Pero mucho antes de ese momento épico, concretamente hace dos décadas, aquel niño de cuatro años se subía por primera vez a una tabla de ‘snowboard’y comenzaba sin saberlo una trayectoria ejemplar de superación.

El precio de esa vocación habrá sido probablemente una sucesión de madrugones para llevar al pequeño Regino a Sierra Nevada, a Aragón, quién sabe hasta dónde. A la primera cumbre donde hubiera un poco de nieve para que pudiera desplegar y pulir las destrezas, el equilibrio; a dominar el vértigo y la posición del cuerpo; a saber caerse y superar los miedos. Y luego, claro, la soledad previsible de los deportistas minoritarios, sin ayudas ni apoyo de nadie, ejerciendo de bichos raros. Pienso en Regino y me acuerdo de esos nadadores que cada día sin tregua están a las cinco y media de la madrugada en la piscina. O en el atleta o el ciclista que cada amanecer desafían a la escarcha para pelearle una décima de segundo al cronómetro y tocar cajón en la siguiente prueba del calendario. A veces con un bocadillo para ir tirando; otras estudiando en el autobús de regreso, evitando que los párpados sucumban al cansancio y al día siguiente puedas dar la talla en el instituto.

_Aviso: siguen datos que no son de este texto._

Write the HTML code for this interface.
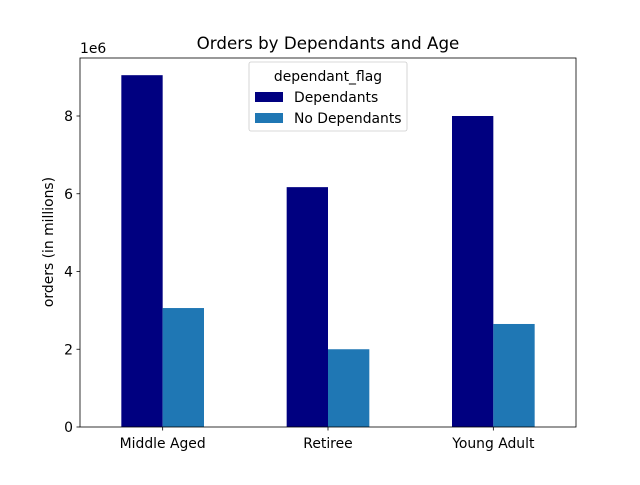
<!DOCTYPE html>
<html><head><meta charset="utf-8"><style>
body{margin:0;background:#fff;}
svg text{font-family:"DejaVu Sans","Liberation Sans",sans-serif;fill:#000;}
</style></head><body>
<svg id="chart" width="640" height="480" viewBox="0 0 640 480">
<rect width="640" height="480" fill="#fff"/>
<g id="plot"></g>
</svg>
<script>
const categories = ["Middle Aged","Retiree","Young Adult"];
const dependants = [9.05, 6.17, 8.0];
const noDependants = [3.06, 2.0, 2.65];
const yTicks = [0,2,4,6,8];
const seriesNames = ["Dependants","No Dependants"];

const L=80,R=576,T=58,B=427;
const ys=v=>B-v*38.875;
const xs=i=>L+(i+0.5)*(R-L)/3;
const unit=(R-L)/3;
const NS="http://www.w3.org/2000/svg";
const g=document.getElementById('plot');
function mk(tag,attrs,parent){const e=document.createElementNS(NS,tag);for(const k in attrs)e.setAttribute(k,attrs[k]);(parent||g).appendChild(e);return e;}
const colors=["#000080","#1f77b4"];
const FS=13.9;
[dependants,noDependants].forEach((arr,s)=>{
  arr.forEach((v,i)=>{
    const x=xs(i)-0.25*unit+s*0.25*unit;
    const r=mk('rect',{x:x,y:ys(v),width:0.25*unit,height:B-ys(v),fill:colors[s]});
    
    
  });
});
const frame=mk('rect',{x:L,y:T,width:R-L,height:B-T,fill:'none',stroke:'#000','stroke-width':0.8});


yTicks.forEach(t=>{
  const y=ys(t);
  const l=mk('line',{x1:L-3.5,x2:L,y1:y,y2:y,stroke:'#000','stroke-width':0.8});
  
  
  const tx=mk('text',{x:L-7,y:y+5,'text-anchor':'end','font-size':FS});
  tx.textContent=t;
  
  
});
categories.forEach((c,i)=>{
  const x=xs(i);
  const l=mk('line',{x1:x,x2:x,y1:B,y2:B+3.5,stroke:'#000','stroke-width':0.8});
  
  
  const tx=mk('text',{x:x,y:B+21,'text-anchor':'middle','font-size':FS});
  tx.textContent=c;
  
  
});
let t=mk('text',{x:80,y:53,'font-size':FS});t.textContent='1e6';


t=mk('text',{x:328,y:49,'text-anchor':'middle','font-size':16.7});t.textContent='Orders by Dependants and Age';


t=mk('text',{x:0,y:0,'text-anchor':'middle','font-size':FS,transform:'translate(53,242) rotate(-90)'});t.textContent='orders (in millions)';


const lg=mk('g',{});


mk('rect',{x:249,y:62,width:158,height:69,rx:2,fill:'#fff','fill-opacity':0.8,stroke:'#ccc','stroke-width':0.8},lg);
t=mk('text',{x:328,y:81,'text-anchor':'middle','font-size':FS},lg);t.textContent='dependant_flag';


seriesNames.forEach((n,s)=>{
  const y=92+s*21;
  const r=mk('rect',{x:255,y:y,width:28,height:10,fill:colors[s]},lg);
  
  
  const tx=mk('text',{x:294,y:y+10,'font-size':FS},lg);tx.textContent=n;
  
  
});
</script>
</body></html>
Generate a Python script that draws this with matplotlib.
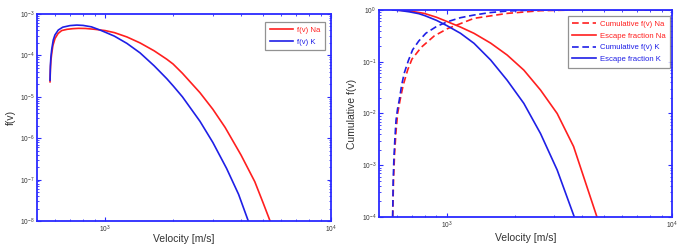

Y, quizá, sólo quizá, algún día digan tu nombre en el telediario.

Hoy, que andamos tan sobrados de falsos héroes tatuados de superficialidad que pisan con botas de tacos los campos de césped de medio mundo y pueblan la pantalla de la tele, qué bien nos viene para nuestros hijos el ejemplo de estos nómadas del esfuerzo.